Once the sauce has thickened to desired consistency, add the sauteed mushrooms. Serve hot or use for green bean casserole.

My notes:
When I added the potato starch, I thought I had ruined the soup. It didn't mix in well and seemed stiff and sticky and I was pretty sure it was going to permanently bond to the saucepan. Kept going anyway. (I'm a little stubborn like that, sometimes.) Took quite a bit of whisking, but I finally got it to sort of blend and it did actually thicken like it should when the oat milk & broth went in. Yay!

I was making this while also making that night's dinner so I 1) am lacking pictures aside from the sauteed mushrooms (hopefully will add some next time I make it) and 2) stuck it in the fridge and ate it the next night instead of eating it fresh OR using it in casserole. Since I just had mouth surgery and still cannot chew, I also stuck it into the blender and smoothed out all the mushroom lumps.
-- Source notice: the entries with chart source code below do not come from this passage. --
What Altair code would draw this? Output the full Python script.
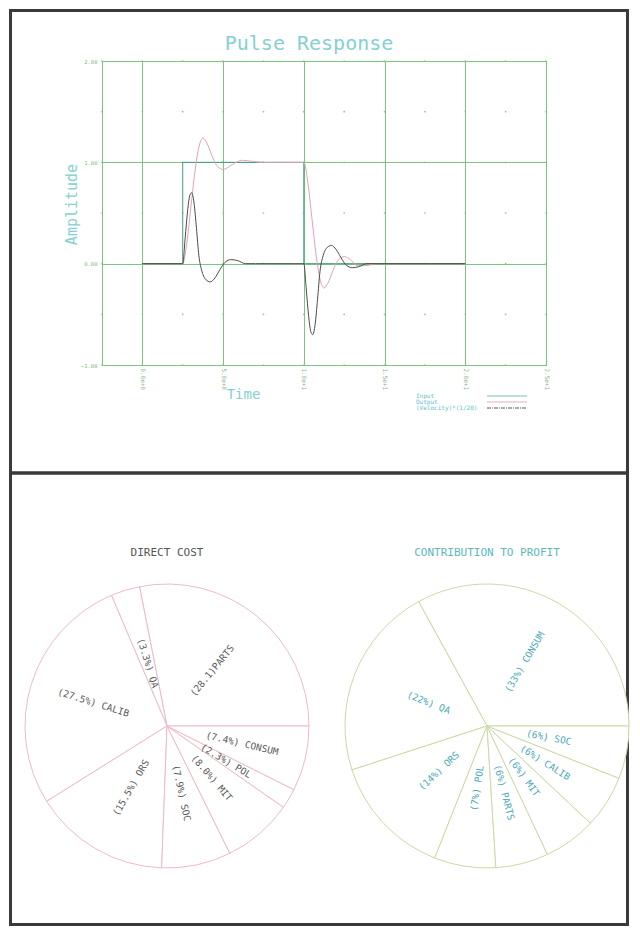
import math
import pandas as pd
import altair as alt

FONT = "DejaVu Sans Mono"
GREEN = "#7ac87a"
CYAN = "#86d0d4"
FRAME = "#3a3a3a"

# ---------------- Pulse response data ----------------
chart_title = "Pulse Response"
x_ticks = [0, 5, 10, 15, 20, 25]
y_ticks = [-1, 0, 1, 2]
x_half = [-2.5, 2.5, 7.5, 12.5, 17.5, 22.5]
y_half = [-1, -0.5, 0, 0.5, 1, 1.5, 2]

input_t = [0, 2.5, 2.5, 10, 10, 20]
input_v = [0, 0, 1, 1, 0, 0]

output_t = [0, 2.5, 2.75, 3.0, 3.25, 3.5, 3.75, 4.0, 4.3, 4.6, 5.0, 5.4, 5.8, 6.2, 6.8, 7.5,
            10.0, 10.25, 10.5, 10.75, 11.0, 11.25, 11.5, 11.8, 12.1, 12.5, 12.9, 13.3, 13.8, 14.5, 20]
output_v = [0, 0, 0.2, 0.55, 0.9, 1.15, 1.24, 1.19, 1.07, 0.97, 0.93, 0.96, 1.0, 1.02, 1.01, 1.0,
            1.0, 0.8, 0.45, 0.1, -0.15, -0.24, -0.19, -0.07, 0.03, 0.07, 0.04, -0.02, -0.02, 0.0, 0]

vel_t = [0, 2.5, 2.65, 2.8, 2.95, 3.05, 3.2, 3.35, 3.5, 3.7, 3.95, 4.2, 4.5, 4.8, 5.1, 5.5, 5.9, 6.4, 7.0,
         10.0, 10.15, 10.3, 10.45, 10.55, 10.7, 10.85, 11.0, 11.2, 11.45, 11.7, 12.0, 12.3, 12.6, 13.0, 13.4, 13.9, 20]
vel_v = [0, 0, 0.25, 0.52, 0.68, 0.70, 0.6, 0.35, 0.08, -0.08, -0.16, -0.18, -0.14, -0.06, 0.01, 0.04, 0.03, 0.0, 0.0,
         0.0, -0.25, -0.52, -0.68, -0.70, -0.6, -0.35, -0.08, 0.08, 0.16, 0.18, 0.14, 0.06, -0.01, -0.04, -0.03, 0.0, 0]

legend_names = ["Input", "Output", "(Velocity)*(1/20)"]

# ---------------- Pie data ----------------
left_names = ["PARTS", "QA", "CALIB", "ORS", "SOC", "MIT", "POL", "CONSUM"]
left_values = [28.1, 3.3, 27.5, 15.5, 7.9, 8.0, 2.3, 7.4]
left_labels = ["(28.1)PARTS", "(3.3%) QA", "(27.5%) CALIB", "(15.5%) ORS",
               "(7.9%) SOC", "(8.0%) MIT", "(2.3%) POL", "(7.4%) CONSUM"]

right_names = ["CONSUM", "QA", "ORS", "POL", "PARTS", "MIT", "CALIB", "SOC"]
right_values = [33, 22, 14, 7, 6, 6, 6, 6]
right_labels = ["(33%) CONSUM", "(22%) QA", "(14%) ORS", "(7%) POL",
                "(6%) PARTS", "(6%) MIT", "(6%) CALIB", "(6%) SOC"]

# ---------------- Top chart ----------------
xs = alt.Scale(domain=[-2.5, 25], nice=False, zero=False)
ys = alt.Scale(domain=[-1, 2], nice=False, zero=False)

x_axis = alt.Axis(values=x_ticks, format=".1e", grid=True, gridColor=GREEN, gridWidth=1,
                  ticks=False, domain=False, labelAngle=90, labelAlign="left",
                  labelBaseline="middle", labelPadding=3, labelFontSize=6, labelFont=FONT,
                  labelColor="#8ab48a", title="Time", titleFont=FONT, titleFontSize=14,
                  titleFontWeight="normal", titleColor=CYAN, titleX=141, titleY=29,
                  titleAlign="center", titleBaseline="middle")
y_axis = alt.Axis(values=y_ticks, format=".2f", grid=True, gridColor=GREEN, gridWidth=1,
                  ticks=False, domain=False, labelPadding=5, labelFontSize=5.5, labelFont=FONT,
                  labelColor="#8ab48a", title="Amplitude", titleFont=FONT, titleFontSize=15,
                  titleFontWeight="normal", titleColor=CYAN, titleX=-31, titleY=143,
                  titleAngle=270, titleAlign="center", titleBaseline="middle")


def enc(chart):
    return chart.encode(x=alt.X("t:Q", scale=xs, axis=x_axis),
                        y=alt.Y("v:Q", scale=ys, axis=y_axis))


dots_df = pd.DataFrame([(x, y) for x in x_half + x_ticks for y in y_half], columns=["t", "v"])
dots = enc(alt.Chart(dots_df).mark_circle(size=3, color=GREEN, opacity=0.9))

in_df = pd.DataFrame({"t": input_t, "v": input_v, "i": range(len(input_t))})
out_df = pd.DataFrame({"t": output_t, "v": output_v, "i": range(len(output_t))})
vel_df = pd.DataFrame({"t": vel_t, "v": vel_v, "i": range(len(vel_t))})

line_in = enc(alt.Chart(in_df).mark_line(color="#3f9a8c", strokeWidth=1)).encode(order="i:Q")
line_out = enc(alt.Chart(out_df).mark_line(color="#e3a2b4", strokeWidth=1,
                                           interpolate="monotone")).encode(order="i:Q")
line_vel = enc(alt.Chart(vel_df).mark_line(color="#4a4a4a", strokeWidth=1,
                                           interpolate="monotone")).encode(order="i:Q")

one = pd.DataFrame({"k": [0]})
title_text = alt.Chart(one).mark_text(align="center", baseline="middle", fontSize=20,
                                      font=FONT, color=CYAN).encode(
    x=alt.value(207), y=alt.value(-17), text=alt.value(chart_title))
leg_text = alt.Chart(one).mark_text(align="left", baseline="top", fontSize=6, lineHeight=6,
                                    font=FONT, color="#5cc0cc").encode(
    x=alt.value(314), y=alt.value(332), text=alt.value(legend_names))
leg_in = alt.Chart(one).mark_rule(color="#7fbdb3", strokeWidth=1).encode(
    x=alt.value(385), x2=alt.value(425), y=alt.value(335))
leg_out = alt.Chart(one).mark_rule(color="#d9b3bd", strokeWidth=1).encode(
    x=alt.value(385), x2=alt.value(425), y=alt.value(341))
leg_vel = alt.Chart(one).mark_rule(color="#555555", strokeWidth=1, strokeDash=[4, 1, 1, 1]).encode(
    x=alt.value(385), x2=alt.value(425), y=alt.value(347))

frame_top = alt.Chart(one).mark_rect(fillOpacity=0, stroke=FRAME, strokeWidth=3).encode(
    x=alt.value(-91.5), x2=alt.value(525.5), y=alt.value(-50.5), y2=alt.value(412))
frame_bot = alt.Chart(one).mark_rect(fillOpacity=0, stroke=FRAME, strokeWidth=3).encode(
    x=alt.value(-91.5), x2=alt.value(525.5), y=alt.value(412), y2=alt.value(863.5))

top = alt.layer(dots, line_in, line_out, line_vel, title_text, leg_text, leg_in, leg_out,
                leg_vel, frame_top, frame_bot).properties(
    width=444, height=304,
    view=alt.ViewBackground(stroke=GREEN, strokeWidth=1),
)

# ---------------- Pies ----------------
theta_scale = alt.Scale(range=[math.pi / 2, math.pi / 2 - 2 * math.pi])


def pie(names, values, labels, line_color, text_color, title, title_color):
    df = pd.DataFrame({"idx": list(range(len(names))), "name": names,
                       "value": values, "label": labels})
    base = alt.Chart(df)
    arcs = base.mark_arc(radius=142, fill="white", stroke=line_color, strokeWidth=1).encode(
        theta=alt.Theta("value:Q", stack=True, scale=theta_scale),
        order=alt.Order("idx:Q"),
    )
    lab = base.transform_window(
        cum="sum(value)", sort=[alt.SortField("idx", order="ascending")], frame=[None, 0]
    ).transform_joinaggregate(total="sum(value)").transform_calculate(
        mid="datum.cum - datum.value / 2",
    ).transform_calculate(
        a="360 * datum.mid / datum.total",
    ).transform_calculate(
        side="cos(datum.a * PI / 180) >= 0 ? 1 : 0",
        ang="cos(datum.a * PI / 180) >= 0 ? (360 - datum.a) % 360 : (540 - datum.a) % 360",
    )
    common = dict(radius=40, baseline="middle", font=FONT, fontSize=9.5, color=text_color)
    right = lab.transform_filter("datum.side == 1").mark_text(align="left", **common).encode(
        theta=alt.Theta("mid:Q", stack=False, scale=theta_scale),
        angle=alt.Angle("ang:Q", scale=None),
        text="label:N",
    )
    left = lab.transform_filter("datum.side == 0").mark_text(align="right", **common).encode(
        theta=alt.Theta("mid:Q", stack=False, scale=theta_scale),
        angle=alt.Angle("ang:Q", scale=None),
        text="label:N",
    )
    return alt.layer(arcs, right, left).properties(
        width=130, height=284,
        title=alt.TitleParams(title, font=FONT, fontSize=11, fontWeight="normal",
                              color=title_color, anchor="middle", offset=24),
    )


pie_left = pie(left_names, left_values, left_labels, "#efbac7", "#5a5a5a",
               "DIRECT COST", "#555555")
pie_right = pie(right_names, right_values, right_labels, "#cbd9a6", "#4aa8b8",
                "CONTRIBUTION TO PROFIT", "#5ab8be")

bottom = alt.hconcat(pie_left, pie_right, spacing=190, bounds="flush")

chart = alt.vconcat(top, bottom, spacing=219, bounds="flush", padding=0,
                    background="white").configure_view(stroke="transparent")

chart.save("out.html", embed_options={"renderer": "svg", "actions": False})
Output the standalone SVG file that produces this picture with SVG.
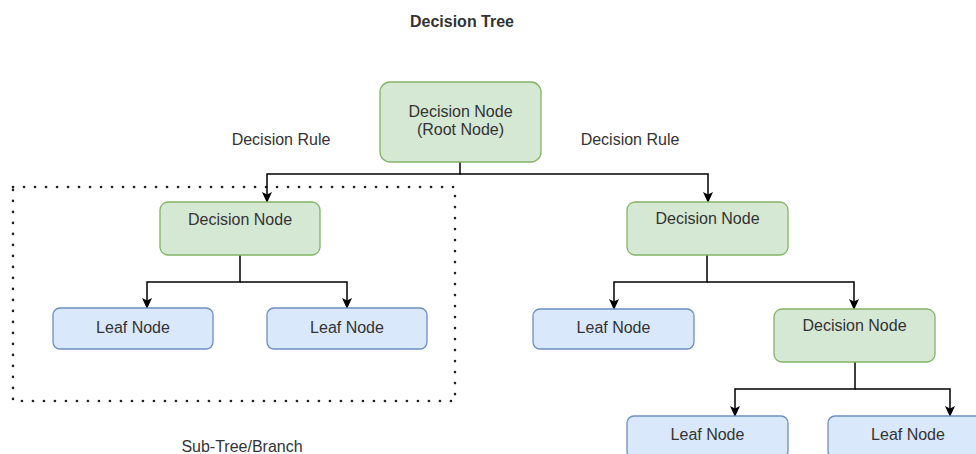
<svg xmlns="http://www.w3.org/2000/svg" width="976" height="454" viewBox="0 0 976 454">
<style>
text{font-family:"Liberation Sans",Arial,sans-serif;font-size:16px;fill:#333;text-anchor:middle}
.dec{fill:#d5e8d4;stroke:#82b366;stroke-width:1.3}
.leaf{fill:#dae8fc;stroke:#6c8ebf;stroke-width:1.3}
.con{fill:none;stroke:#000;stroke-width:1.5;marker-end:url(#arr)}
.title{font-weight:bold}
</style>
<defs>
<marker id="arr" markerUnits="userSpaceOnUse" viewBox="0 0 11 10" markerWidth="11" markerHeight="10" refX="10" refY="5" orient="auto">
<path d="M0,0 L11,5 L0,10 L2.5,5 Z" fill="#000"/>
</marker>
</defs>
<rect width="976" height="454" fill="#fff"/>
<text class="title" x="462" y="27">Decision Tree</text>
<g id="subtree">
<rect x="13" y="187" width="442" height="214" fill="none" stroke="#222" stroke-width="2.6" stroke-dasharray="0.1 10.9" stroke-linecap="round"/>
<text x="242" y="452">Sub-Tree/Branch</text>
</g>
<g id="labels">
<text x="281" y="145">Decision Rule</text>
<text x="630" y="145">Decision Rule</text>
</g>
<g id="connectors">
<path class="con" d="M460,162 V174 H267 V202"/>
<path class="con" d="M460,174 H708 V202"/>
<path class="con" d="M240,255 V282 H147 V308"/>
<path class="con" d="M240,282 H347 V308"/>
<path class="con" d="M707,255 V282 H614 V309"/>
<path class="con" d="M707,282 H854 V309"/>
<path class="con" d="M855,362 V389 H735 V416"/>
<path class="con" d="M855,389 H950 V416"/>
</g>
<g id="root">
<rect class="dec" x="380" y="82" width="161" height="80" rx="10"/>
<text x="460.5" y="117">Decision Node</text>
<text x="460.5" y="135">(Root Node)</text>
</g>
<g id="dn-left">
<rect class="dec" x="160" y="202" width="160" height="53" rx="8"/>
<text x="240" y="225">Decision Node</text>
</g>
<g id="leaf-1">
<rect class="leaf" x="53" y="308" width="160" height="41" rx="7"/>
<text x="133" y="333">Leaf Node</text>
</g>
<g id="leaf-2">
<rect class="leaf" x="267" y="308" width="160" height="41" rx="7"/>
<text x="347" y="333">Leaf Node</text>
</g>
<g id="dn-right">
<rect class="dec" x="627" y="202" width="161" height="53" rx="8"/>
<text x="707.5" y="224">Decision Node</text>
</g>
<g id="leaf-3">
<rect class="leaf" x="533" y="309" width="161" height="40" rx="7"/>
<text x="613.5" y="333">Leaf Node</text>
</g>
<g id="dn-2">
<rect class="dec" x="774" y="309" width="161" height="53" rx="8"/>
<text x="854.5" y="331">Decision Node</text>
</g>
<g id="leaf-4">
<rect class="leaf" x="627" y="416" width="161" height="42" rx="7"/>
<text x="707.5" y="440">Leaf Node</text>
</g>
<g id="leaf-5">
<rect class="leaf" x="828" y="416" width="161" height="42" rx="7"/>
<text x="908" y="440">Leaf Node</text>
</g>
</svg>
If you like mushrooms, you'll probably really like this recipe as is. I like mushroom flavor but the texture skeeves me out. So the blending thing worked out great for me and I really enjoyed the smoooth, mushroomy-tasting soup. I find most canned mushroom soups a bit bland, so this was a nice change. Not strong at all (bring on the picky kids/husbands!) but a richer, deeper flavor than you might be used to. When (yes, when) I make this again, I think I'll leave a few small mushroom pieces out of the blending to be added in at the end.

1 comment:

  1. I can't wait to try this! I think I will use the potato starch too, since I think rice flour can be a bit grainy sometimes.